I couldn’t help but be challenged by Jesus’ reaction to the crowd. He felt immediate compassion for them, feeling their need, loving them enough to set His own aside for a little longer (v. 34). The disciples, feeling much the way that I so often do when the needs of others interrupt the satisfaction of my own, were ready to send these people away as soon as possible. In fact, that’s exactly what they said. It was late in the day, so they looked at Jesus, probably sighing inside, aching for rest, and said, “This is a remote place and it’s already very late. Send the people away so they can go to the surrounding countryside and villages and buy themselves something to eat (v. 35,36).” When I read that, sitting in my own ache for rest, even as I feel the need those people felt to be with Christ, I feel myself echoing the disciples, understanding them too. “Yes, Lord. Send them away. Just this time. Just for now.”

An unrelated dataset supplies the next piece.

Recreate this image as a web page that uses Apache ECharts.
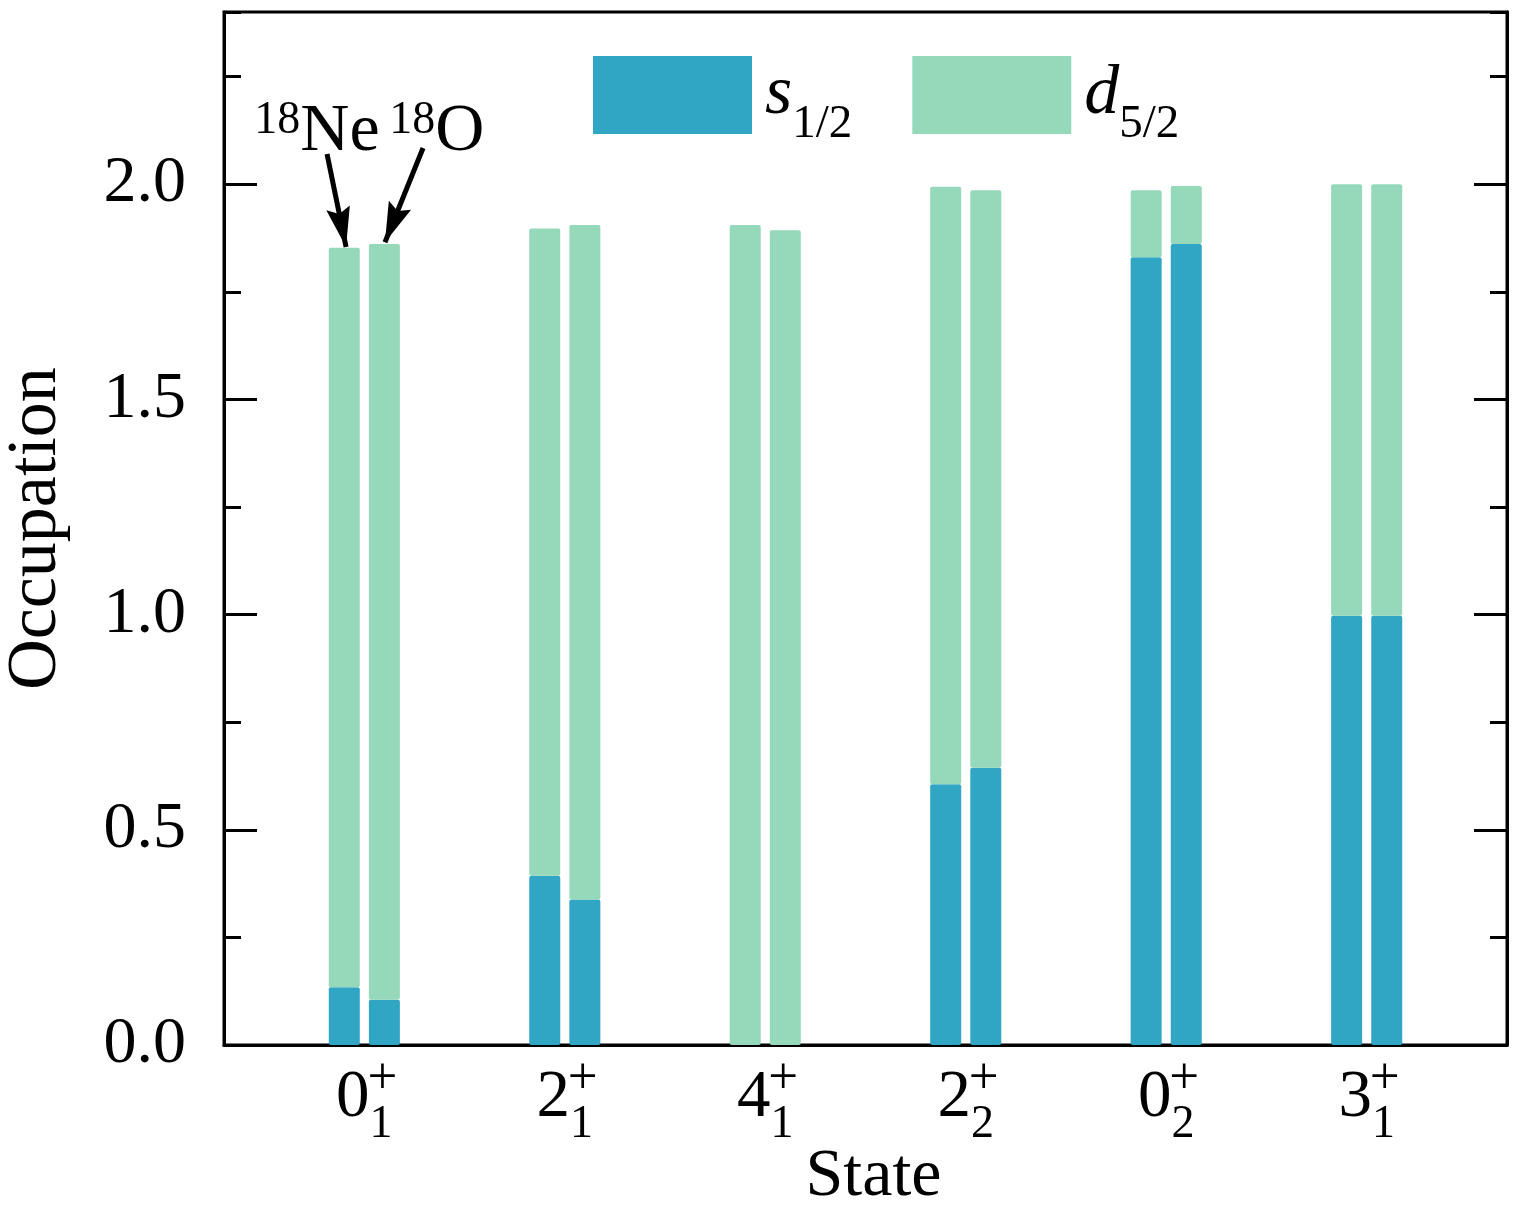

But He won’t. He never does. He tells His disciples to feed them, and then He shows them that even when they have almost nothing to give, if they’ll just give what they have, He’ll use it to meet needs that feel overwhelming to them in their exhaustion. When they feel their lack, in fact, they even see it tangibly, Christ points out that He is always enough if every little bit they have is placed in His hands. And when the disciples—when I—have embraced this lesson, He sends them on ahead and dismisses the crowd himself. After all this, Jesus finally fills His own need, withdrawing to a mountain alone to pray (v. 46).
And you know, when the alarm on my phone sounds, announcing that the crowd is about to descend upon my solitary place, it’s the lesson of Christ that pulls my body off the chair and moves me to the door, my car keys, car pool. Because as little as I feel that I have, having been with Him alone, I know that if I’ll just place it in His hands, it will be enough to meet their needs.